For the last several years, I’ve been working on translating the Gospel of Mark, a project whose enjoyment is only exceeded by the amount of time it’s taking me. Part of this is that I’m trying to translate it twice, in two radically different ways, while including commentary and translation notes. (See, the illustration at right)
As I neared the end of my first draft of the translation, I came to the passion narratives and in so doing, stumbled across something interesting in one of the Good Friday scenes.
The Roman governor Pontius Pilate is honoring a tradition that a prisoner go free at the Passover holiday. Two criminals are presented before the crowds for them to chose: Jesus and Barabbas. The crowd, agitated by the religious leadership, choose Barabbas.

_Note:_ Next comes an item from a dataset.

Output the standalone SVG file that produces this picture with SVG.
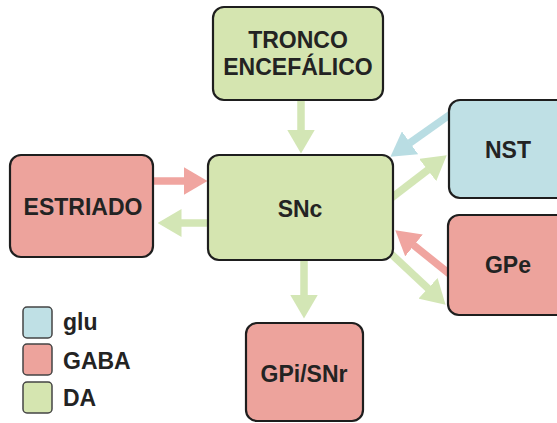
<svg xmlns="http://www.w3.org/2000/svg" width="557" height="423" viewBox="0 0 557 423">
<style>
.box{stroke:#1e1e1e;stroke-width:2.2}
.g{fill:#d5e5b0}.r{fill:#eda39c}.b{fill:#bfe0e5}
.t{font-family:"Liberation Sans",Arial,sans-serif;font-weight:bold;font-size:23px;fill:#232323;text-anchor:middle}
.lt{font-family:"Liberation Sans",Arial,sans-serif;font-weight:bold;font-size:23px;fill:#232323}
.sq{stroke:#444;stroke-width:1.5}
.ag{stroke:#d3e6b5;stroke-width:7.5;fill:none}
.ar{stroke:#f0a5a0;stroke-width:7.5;fill:none}
.ab{stroke:#b9dde3;stroke-width:7.5;fill:none}
</style>
<defs>
<marker id="hg" markerUnits="userSpaceOnUse" viewBox="0 0 24 28" refX="0.5" refY="14" markerWidth="24" markerHeight="28" orient="auto"><path d="M0,0 L24,14 L0,28 z" fill="#d3e6b5"/></marker>
<marker id="hr" markerUnits="userSpaceOnUse" viewBox="0 0 24 28" refX="0.5" refY="14" markerWidth="24" markerHeight="28" orient="auto"><path d="M0,0 L24,14 L0,28 z" fill="#f0a5a0"/></marker>
<marker id="hb" markerUnits="userSpaceOnUse" viewBox="0 0 24 28" refX="0.5" refY="14" markerWidth="24" markerHeight="28" orient="auto"><path d="M0,0 L24,14 L0,28 z" fill="#b9dde3"/></marker>
</defs>
<rect width="557" height="423" fill="#ffffff"/>
<g id="connectors">
<line class="ag" x1="301" y1="100" x2="301" y2="130" marker-end="url(#hg)"/>
<line class="ag" x1="304" y1="260" x2="304" y2="295" marker-end="url(#hg)"/>
<line class="ar" x1="153" y1="181" x2="184" y2="181" marker-end="url(#hr)"/>
<line class="ag" x1="208" y1="223" x2="181" y2="223" marker-end="url(#hg)"/>
<line class="ab" x1="455" y1="111" x2="409.6" y2="143.1" marker-end="url(#hb)"/>
<line class="ag" x1="390" y1="199" x2="428.1" y2="169.7" marker-end="url(#hg)"/>
<line class="ar" x1="452" y1="276" x2="413.6" y2="245.1" marker-end="url(#hr)"/>
<line class="ag" x1="388" y1="251" x2="428.4" y2="288.7" marker-end="url(#hg)"/>
</g>
<g id="tronco">
<rect class="box g" x="213" y="7" width="170" height="93" rx="11"/>
<text class="t" x="298" y="48">TRONCO</text>
<text class="t" x="298" y="75">ENCEFÁLICO</text>
</g>
<g id="snc">
<rect class="box g" x="208" y="155" width="185" height="105" rx="11"/>
<text class="t" x="300" y="217">SNc</text>
</g>
<g id="estriado">
<rect class="box r" x="10" y="155" width="143" height="102" rx="11"/>
<text class="t" x="83" y="215">ESTRIADO</text>
</g>
<g id="nst">
<rect class="box b" x="449" y="100" width="125" height="98" rx="11"/>
<text class="t" x="508" y="158">NST</text>
</g>
<g id="gpe">
<rect class="box r" x="448" y="215" width="125" height="100" rx="11"/>
<text class="t" x="508" y="273">GPe</text>
</g>
<g id="gpi">
<rect class="box r" x="246" y="323" width="117" height="98" rx="11"/>
<text class="t" x="304" y="382">GPi/SNr</text>
</g>
<g id="legend">
<rect class="sq b" x="23" y="307" width="29" height="31" rx="4"/>
<text class="lt" x="63" y="330">glu</text>
<rect class="sq r" x="23" y="344" width="29" height="31" rx="4"/>
<text class="lt" x="63" y="369">GABA</text>
<rect class="sq g" x="23" y="382" width="29" height="31" rx="4"/>
<text class="lt" x="63" y="406">DA</text>
</g>
</svg>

And here is where looking closely at the text yielded something surprising.
Barabbas’s name (בר־אבא bar-abba) means “son of the father” while Jesus is “Son of the Father.” In Matthew’s gospel Barabbas is even identified as Jesus Barabbas. (This is not a new observation and has been frequently made.)
But further, Barabbas is described as an insurrectionist (στασιαστής stasiastēs) who had committed murder during the uprising (στάσις stasis). Both words are from the verb ἵστημι histēmi which means “to stand” and which is at the root of the word ἀνάστασις anastasis, meaning “resurrection” (lit. “standing up again”).
Thus, the crowd is being presented with the choice of [Jesus] son-of-the-father, an upriser; and Jesus, Son of the Father, an Up-Riser.
They make the wrong choice.
But, it bears noting, frequently so do we.